The Green Fog is an experimental film directed by Guy Maddin, Evan Johnson and Galen Johnson, that loosely revisits the plot of Alfred Hitchcock's 1958 film Vertigo through a collage of found footage repurposed from old movies and television shows set in San Francisco. The film was commissioned by the San Francisco Film Society for the 60th San Francisco International Film Festival’s and premiered at the festival's close on April 16, 2017. It then entered limited release on January 5, 2018 and began to tour international festivals.The film features an original score by composer Jacob Garchik and Kronos Quartet.

==Festivals==
The Green Fog was selected to screen at the following film festivals:

- 2017 San Francisco International Film Festival
- 2017 Vancouver International Film Festival
- 2018 Berlin International Film Festival
- 2018 Hong Kong International Film Festival
- 2018 France's Cinéma du Réel festival
- 2018 Buenos Aires International Festival of Independent Cinema
- 2018 Las Palmas de Gran Canaria Festival Internacional De Cine
- 2018 South Korea's Jeonju International Film Festival
- 2018 Ukraine's Molodist International Film Festival
- 2018 New Zealand International Film Festival
- 2018 Greece's Thessaloniki International Film Festival
- 2018 BFI London Film Festival

==Awards==
The Green Fog was nominated for the C.I.C.A.E. Award at the Berlin International Film Festival in 2018, and has won the following awards:

- 2018 Golden Lady Harimaguada (Best Film), Las Palmas de Gran Canaria Festival Internacional De Cine
- 2018—Los Angeles Film Critics Association Awards, The Douglas Edwards Experimental Film Award

==Critical reception==
The film received positive reviews, with review aggregator Rotten Tomatoes reporting a 95% approval score from critics based on 22 reviews.
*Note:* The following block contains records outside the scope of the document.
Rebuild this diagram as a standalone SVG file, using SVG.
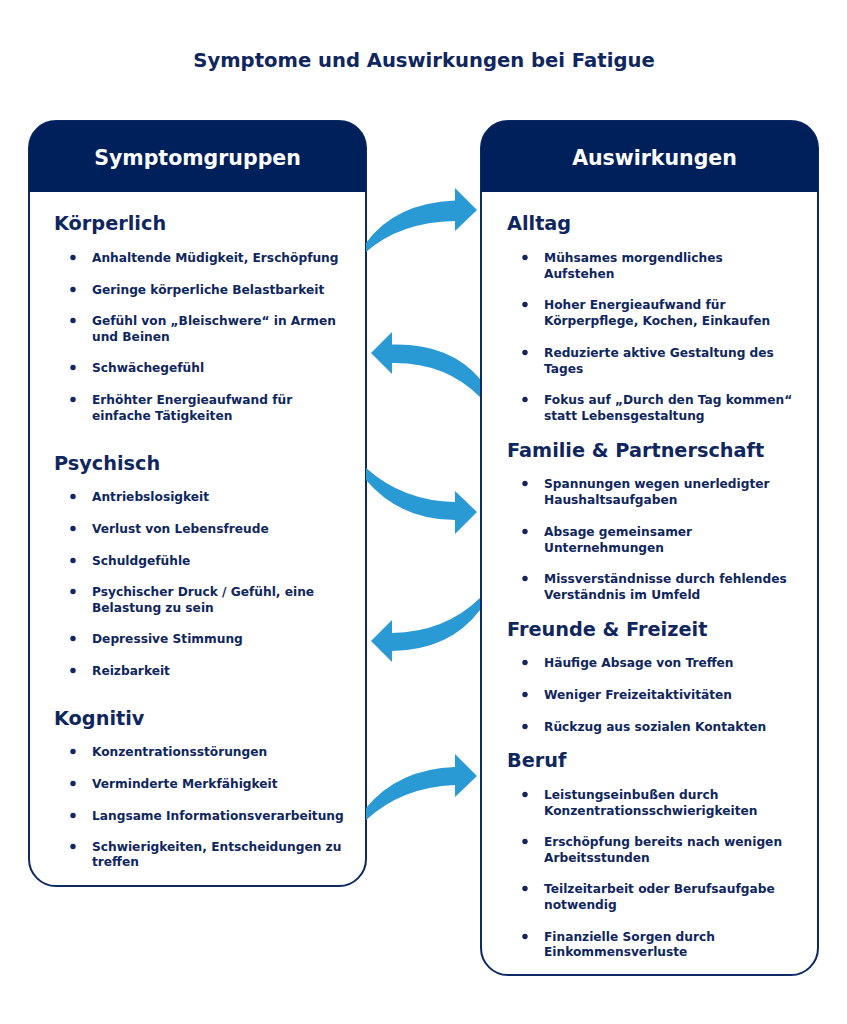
<svg xmlns="http://www.w3.org/2000/svg" width="847" height="1024" viewBox="0 0 847 1024">
<style>
text{font-family:"DejaVu Sans","Liberation Sans",sans-serif;font-weight:bold;fill:#10265e}
.title{font-size:19.6px}
.hdr{font-size:20.5px;fill:#ffffff}
.sec{font-size:19.3px}
.it{font-size:12.2px}
.box{fill:#ffffff;stroke:#0d2a64;stroke-width:2}
.head{fill:#00205c}
.dot{fill:#10265e}
.arr{fill:#2a9ad5}
</style>
<rect width="847" height="1024" fill="#ffffff"/>
<text class="title" x="424" y="67" text-anchor="middle">Symptome und Auswirkungen bei Fatigue</text>

<g id="symptomgruppen">
<rect class="box" x="29" y="121" width="337" height="765" rx="27"/>
<path class="head" d="M29,192 L29,148 A27,27 0 0 1 56,121 L339,121 A27,27 0 0 1 366,148 L366,192 Z"/>
<text class="hdr" x="197.5" y="165" text-anchor="middle">Symptomgruppen</text>
<text class="sec" x="54" y="230">Körperlich</text>
<circle class="dot" cx="73" cy="257.5" r="2.7"/><text class="it" x="92" y="262">Anhaltende Müdigkeit, Erschöpfung</text>
<circle class="dot" cx="73" cy="289.5" r="2.7"/><text class="it" x="92" y="294">Geringe körperliche Belastbarkeit</text>
<circle class="dot" cx="73" cy="320.5" r="2.7"/><text class="it" x="92" y="325">Gefühl von „Bleischwere“ in Armen</text><text class="it" x="92" y="341">und Beinen</text>
<circle class="dot" cx="73" cy="367.5" r="2.7"/><text class="it" x="92" y="372">Schwächegefühl</text>
<circle class="dot" cx="73" cy="399.5" r="2.7"/><text class="it" x="92" y="404">Erhöhter Energieaufwand für</text><text class="it" x="92" y="420">einfache Tätigkeiten</text>
<text class="sec" x="54" y="470">Psychisch</text>
<circle class="dot" cx="73" cy="496.5" r="2.7"/><text class="it" x="92" y="501">Antriebslosigkeit</text>
<circle class="dot" cx="73" cy="528.5" r="2.7"/><text class="it" x="92" y="533">Verlust von Lebensfreude</text>
<circle class="dot" cx="73" cy="560.5" r="2.7"/><text class="it" x="92" y="565">Schuldgefühle</text>
<circle class="dot" cx="73" cy="591.5" r="2.7"/><text class="it" x="92" y="596">Psychischer Druck / Gefühl, eine</text><text class="it" x="92" y="612">Belastung zu sein</text>
<circle class="dot" cx="73" cy="638.5" r="2.7"/><text class="it" x="92" y="643">Depressive Stimmung</text>
<circle class="dot" cx="73" cy="670.5" r="2.7"/><text class="it" x="92" y="675">Reizbarkeit</text>
<text class="sec" x="54" y="725">Kognitiv</text>
<circle class="dot" cx="73" cy="751.5" r="2.7"/><text class="it" x="92" y="756">Konzentrationsstörungen</text>
<circle class="dot" cx="73" cy="783.5" r="2.7"/><text class="it" x="92" y="788">Verminderte Merkfähigkeit</text>
<circle class="dot" cx="73" cy="815.5" r="2.7"/><text class="it" x="92" y="820">Langsame Informationsverarbeitung</text>
<circle class="dot" cx="73" cy="846.5" r="2.7"/><text class="it" x="92" y="851">Schwierigkeiten, Entscheidungen zu</text><text class="it" x="92" y="866">treffen</text>
</g>

<g id="auswirkungen">
<rect class="box" x="481" y="121" width="337" height="854" rx="27"/>
<path class="head" d="M481,192 L481,148 A27,27 0 0 1 508,121 L791,121 A27,27 0 0 1 818,148 L818,192 Z"/>
<text class="hdr" x="654.5" y="165" text-anchor="middle">Auswirkungen</text>
<text class="sec" x="507" y="230">Alltag</text>
<circle class="dot" cx="525" cy="257.5" r="2.7"/><text class="it" x="544" y="262">Mühsames morgendliches</text><text class="it" x="544" y="278">Aufstehen</text>
<circle class="dot" cx="525" cy="304.5" r="2.7"/><text class="it" x="544" y="309">Hoher Energieaufwand für</text><text class="it" x="544" y="325">Körperpflege, Kochen, Einkaufen</text>
<circle class="dot" cx="525" cy="352.5" r="2.7"/><text class="it" x="544" y="357">Reduzierte aktive Gestaltung des</text><text class="it" x="544" y="373">Tages</text>
<circle class="dot" cx="525" cy="399.5" r="2.7"/><text class="it" x="544" y="404">Fokus auf „Durch den Tag kommen“</text><text class="it" x="544" y="420">statt Lebensgestaltung</text>
<text class="sec" x="507" y="457">Familie &amp; Partnerschaft</text>
<circle class="dot" cx="525" cy="483.5" r="2.7"/><text class="it" x="544" y="488">Spannungen wegen unerledigter</text><text class="it" x="544" y="504">Haushaltsaufgaben</text>
<circle class="dot" cx="525" cy="531.5" r="2.7"/><text class="it" x="544" y="536">Absage gemeinsamer</text><text class="it" x="544" y="552">Unternehmungen</text>
<circle class="dot" cx="525" cy="578.5" r="2.7"/><text class="it" x="544" y="583">Missverständnisse durch fehlendes</text><text class="it" x="544" y="599">Verständnis im Umfeld</text>
<text class="sec" x="507" y="636">Freunde &amp; Freizeit</text>
<circle class="dot" cx="525" cy="662.5" r="2.7"/><text class="it" x="544" y="667">Häufige Absage von Treffen</text>
<circle class="dot" cx="525" cy="694.5" r="2.7"/><text class="it" x="544" y="699">Weniger Freizeitaktivitäten</text>
<circle class="dot" cx="525" cy="726.5" r="2.7"/><text class="it" x="544" y="731">Rückzug aus sozialen Kontakten</text>
<text class="sec" x="507" y="767">Beruf</text>
<circle class="dot" cx="525" cy="794.5" r="2.7"/><text class="it" x="544" y="799">Leistungseinbußen durch</text><text class="it" x="544" y="815">Konzentrationsschwierigkeiten</text>
<circle class="dot" cx="525" cy="841.5" r="2.7"/><text class="it" x="544" y="846">Erschöpfung bereits nach wenigen</text><text class="it" x="544" y="862">Arbeitsstunden</text>
<circle class="dot" cx="525" cy="888.5" r="2.7"/><text class="it" x="544" y="893">Teilzeitarbeit oder Berufsaufgabe</text><text class="it" x="544" y="909">notwendig</text>
<circle class="dot" cx="525" cy="936.5" r="2.7"/><text class="it" x="544" y="941">Finanzielle Sorgen durch</text><text class="it" x="544" y="956">Einkommensverluste</text>
</g>

<g id="connectors">
<path class="arr" d="M366,243 Q395,203 455,200.5 L455,188 L477,210 L455,231 L455,221 Q400,222 366,252 Z"/>
<path class="arr" d="M371,353 L392,332 L392,344.5 Q450,343 480,379 L480,397 Q445,362 392,363 L392,374 Z"/>
<path class="arr" d="M366,468 Q403,501 455,502 L455,491 L477,512 L455,534 L455,520 Q400,520 366,480 Z"/>
<path class="arr" d="M371,641 L392,620 L392,633 Q445,632 480,598 L480,610 Q450,650 392,651 L392,662 Z"/>
<path class="arr" d="M366,808 Q398,769 455,767 L455,754 L477,776 L455,797 L455,785 Q402,787 366,820 Z"/>
</g>
</svg>
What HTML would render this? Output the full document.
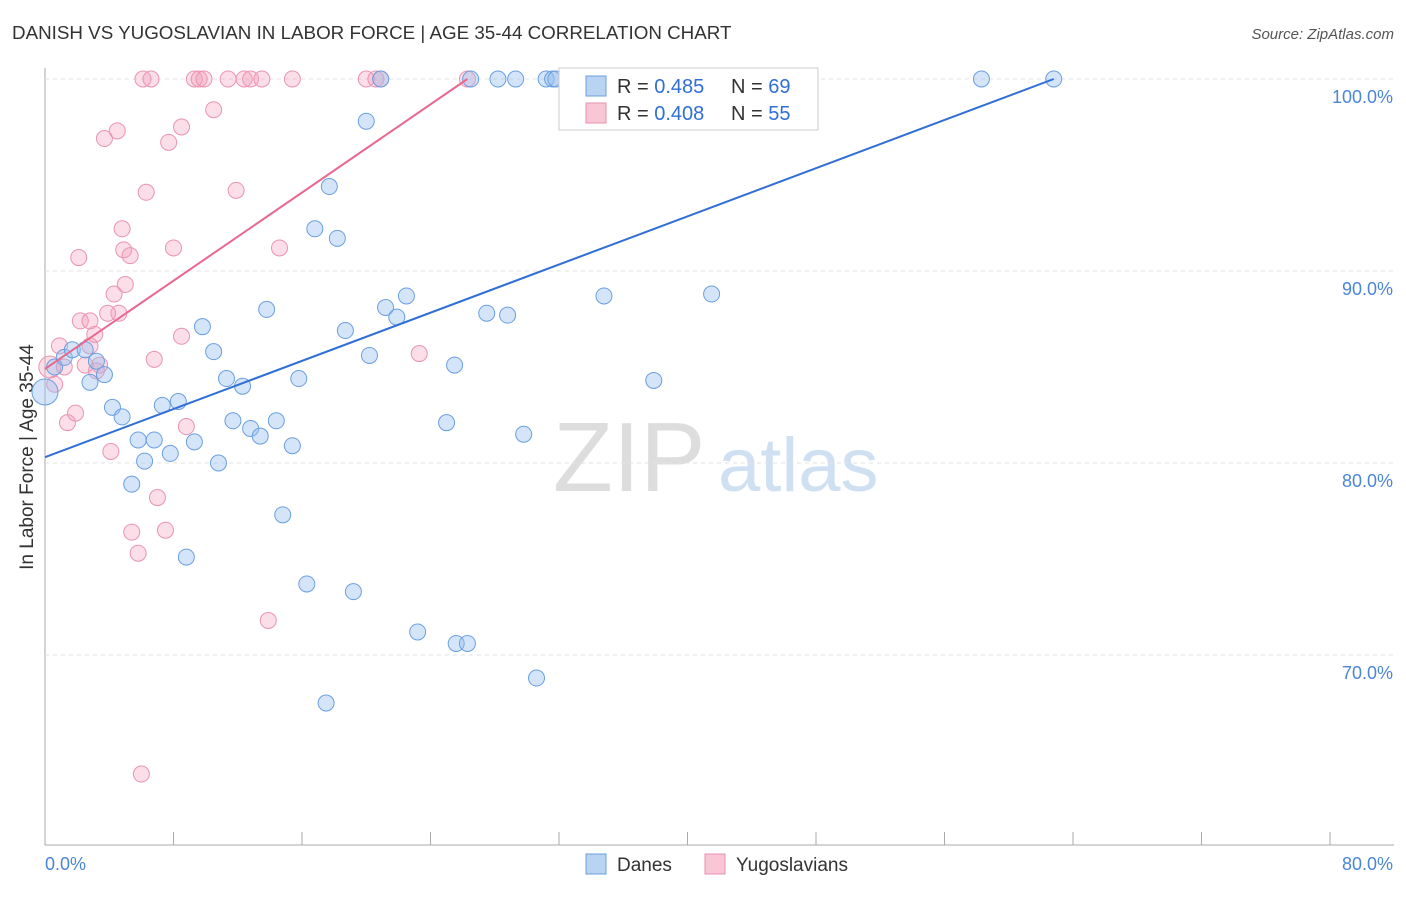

Metacritic, which assigns a weighted average score out of 100 to reviews from film critics, posts a rating score of 78 based on 10 reviews.

New York Times critic Ben Kenigsberg noted Maddin's "slight arrogance in presuming that one of the greatest films of all time [Hitchcock's Vertigo ...] could be approximated, even a little, using clips from lesser directors" but also notes that "if trying to recreate a lost object of obsession from the materials at hand was Hitchcock’s subject, then he couldn’t ask for a more fitting tribute" and calls the movie " a marvel of film scholarship."

Ty Burr, writing for the Boston Globe, called the film "eerie, witty, and unexpectedly moving" and compared it to Christian Marclay's installation film The Clock. Critics also noted that, in addition to serving as a tribute to Hitchcock's Vertigo and a method of deconstructing its own self-critical aspects (which Maddin has discussed in interviews), the film pays homage to the city of San Francisco and its stature in film history, serving as "a scrambled history of San Francisco told through moving pictures."